Rumpled-looking in baggy cords, his craggy face a legacy of too many late nights, Thompson has confronted the demons of his new career and described them. “Gumshoe shows failure all over the place,” he says. “That’s what the job is like. The investigator isn’t a moral hero. Nobody told me that as a detective I was put on this planet to help determine who goes to jail. Someone can buy my loyalty.”
The paycheck, he has found, is no protection against feelings of guilt and moral confusion. He had bad dreams for some time after he helped kidnap a 6-year-old girl from her Indian father and return her to her American mother’s legal custody. The elaborate undertaking took Thompson to Bombay, where he hired an eccentric Indian detective and his group of Indian goondas, or “thugs.” “I never thought,” he says, “that I’d walk into a hotel room and look into the eyes of a father my age, who had sacrificed a lot for his child and who had been bound and gagged on my orders.”

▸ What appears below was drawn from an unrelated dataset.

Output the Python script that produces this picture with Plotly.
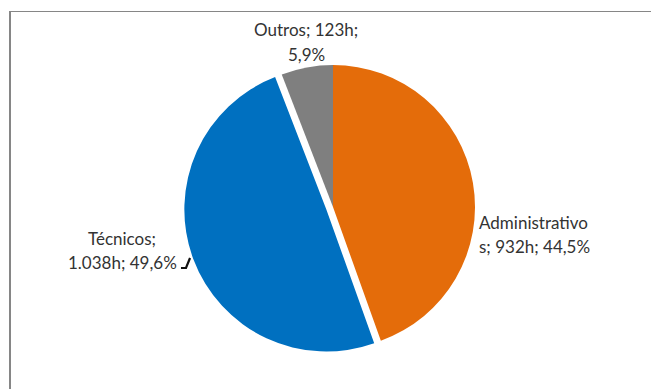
import textwrap
import plotly.graph_objects as go

# Horas por categoria
categorias = ["Administrativos", "Técnicos", "Outros"]
horas = [932, 1038, 123]
cores = ["#E46C0A", "#0070C0", "#7F7F7F"]
destaque = [0, 0.05, 0]

W, H = 651, 389


def fmt_horas(v):
    return f"{v:,}".replace(",", ".") + "h"


def fmt_pct(v, total):
    return f"{100 * v / total:.1f}".replace(".", ",") + "%"


total = sum(horas)
rotulos = [f"{c}; {fmt_horas(v)}; {fmt_pct(v, total)}" for c, v in zip(categorias, horas)]

# pie centred at (333, 207) px with radius ~142 px
cx, cy, r = 333, 207, 142
half = r * (1 + max(destaque))
dom_x = [(cx - half) / W, (cx + half) / W]
dom_y = [1 - (cy + half) / H, 1 - (cy - half) / H]

fig = go.Figure(go.Pie(
    labels=categorias,
    values=horas,
    marker=dict(colors=cores, line=dict(width=0)),
    pull=destaque,
    sort=False,
    direction="clockwise",
    rotation=0,
    textinfo="none",
    hoverinfo="label+value+percent",
    showlegend=False,
    domain=dict(x=dom_x, y=dom_y),
))

# label placement: (x px, first-line y px, anchor)
posicoes = {
    "Administrativos": (477, 222, "left"),
    "Técnicos": (122, 238, "center"),
    "Outros": (306, 30, "center"),
}
fonte = dict(family="Lato", size=17, color="#333333")
passo = 24
for cat, txt in zip(categorias, rotulos):
    x, y0, anc = posicoes[cat]
    for i, linha in enumerate(textwrap.wrap(txt, 14, break_long_words=True)):
        fig.add_annotation(
            x=x / W, y=1 - (y0 + i * passo) / H, xref="paper", yref="paper",
            text=linha, showarrow=False, xanchor=anc, yanchor="middle", font=fonte,
        )

def px(x, y):
    return f"{x / W:.4f},{1 - y / H:.4f}"

shapes = [
    # leader line for Técnicos
    dict(type="path", xref="paper", yref="paper",
         path=f"M {px(181, 268)} L {px(186, 268)} L {px(190, 258)}",
         line=dict(color="#111111", width=2.2)),
    # chart frame (top and left edges)
    dict(type="line", xref="paper", yref="paper", x0=9 / W, x1=1, y0=1 - 11.5 / H, y1=1 - 11.5 / H,
         line=dict(color="#868686", width=1)),
    dict(type="line", xref="paper", yref="paper", x0=10 / W, x1=10 / W, y0=1 - 11 / H, y1=0,
         line=dict(color="#868686", width=2)),
]

fig.update_layout(
    width=W, height=H,
    margin=dict(l=0, r=0, t=0, b=0),
    paper_bgcolor="white", plot_bgcolor="white",
    shapes=shapes,
)

fig.write_html("out.html")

No longer suspected of being a dilettante, Thompson has earned the respect of his professional colleagues. “He’s one of a handful of people who really care for their clients,” says Lip-set, who now considers Thompson a peer. “We’re cut from the same bolt.”
In the living room of the Thompsons’ rustic Bolinas home, Tink shows none of the stress of his calling. The couple’s personal troubles long ended, wife Nancy is grilling salmon steaks in the kitchen. Son Ev, 22, a college history major, is working on his car outside. (Daughter Lis, 24, works for American Express in New York.) Allegro the cat paws at the door.
Thompson’s published “work of self,” as he calls it, wasn’t easy on his family (Nancy says she still hasn’t read the parts dealing with his infidelities), but life with him has never been dull. “I don’t think I ever enjoyed being a faculty wife,” she admits. “Once we left Haverford, I never looked back.” The private eye sums it all up with a revelation that would bring an incredulous curl to Dashiell Hammett’s cynical lip. “The kicker to the story,” says Tink, “is I’m happy.”